Liverpool is an institution that is different to most clubs out there. Ever since Bill Shankly arrived at the end of 1959, Liverpool have always been more successful under the control of people who know the club, who have been brought through from within, who understand what Liverpool represents. Kenny played and managed there for so long and enjoyed some real success in both roles - as well as some horrific times of course with the events of Hillsborough.

You couldn't pick anyone on the planet with more insight than him into what makes the club tick. He has seen it from all dimensions, and from all emotions. When you arrive at a new job it usually takes time to understand the culture and get a grasp of the expectancy level, but Kenny already knew all of that. He knew the club implicitly, so from day one he could concentrate on the main thing: the team.

The result is that Liverpool now have an outside chance of getting into the Europa League, even if that particular form of European football is realistically not good enough for a club that has won five European Cups. Kenny will know that the club ultimately have bigger aspirations, but finishing in the top five would still represent a massive achievement this year given Liverpool's situation when he was parachuted in. It was expected that Kenny would steady the ship, of course, but when you consider the run he has taken them on, and the fact that only Manchester United have accrued more points in the same period, there is no doubt he has exceeded expectations.

As impressive as Dalglish's run has been though, it will not camouflage the deeper truth.
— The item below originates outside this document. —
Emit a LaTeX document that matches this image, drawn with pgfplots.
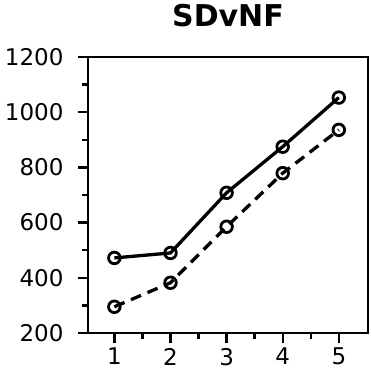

-- Kevin Keegan on Liverpool

As impressive as Dalglish's run has been though, it will not camouflage the deeper truth, and that is that Liverpool are well behind the top four at present. It says it all that if this year they qualify for a secondary European competition it will be treated as a success, whereas ten or 15 years ago that would have been seen as a failure. There is a way to go yet in the rejuvenation of Liverpool Football Club, but Kenny will know that more than most, and he will also know that wherever Liverpool finish this year, they still have the same underlying problems that existed prior to his arrival.

They do not have a strong enough squad, and at the moment, would not be the bookies' favourites to finish in a Champions League place next season. They have Manchester United, Chelsea, Arsenal and Manchester City above them, along with Tottenham, who are their target at present and are now where Liverpool were three or four years ago. There is still no new ground which remains a pressing issue given the capacities enjoyed by the likes of Manchester United and Arsenal. Liverpool fans have had a lot of false dawns - just think of Gillett and Hicks with their spades in the ground - and on that particular structural issue, only time will tell.

It also remains to be seen whether Fenway Sports Group will back their manager with further funds in the summer. Yes they brought in Luis Suarez and Andy Carroll in January, but that was to replace a £50 million striker in Fernando Torres so will not be seen at Liverpool as a major step forward in terms of ambition, even though it was the right thing to do. It is still quite a task that Liverpool have ahead of them if they are to overtake two clubs and get into that top four.

As such, it is strange to think it is now 15 years since the 4-3 between Liverpool and my Newcastle side, when we lost to a last-gasp goal from Stan Collymore in one of the most famous Premier League games of all time. All those years ago, if you had said to fans of those two clubs you would have a game at this stage of the season and it would realistically mean little to either side, they would not have believed it.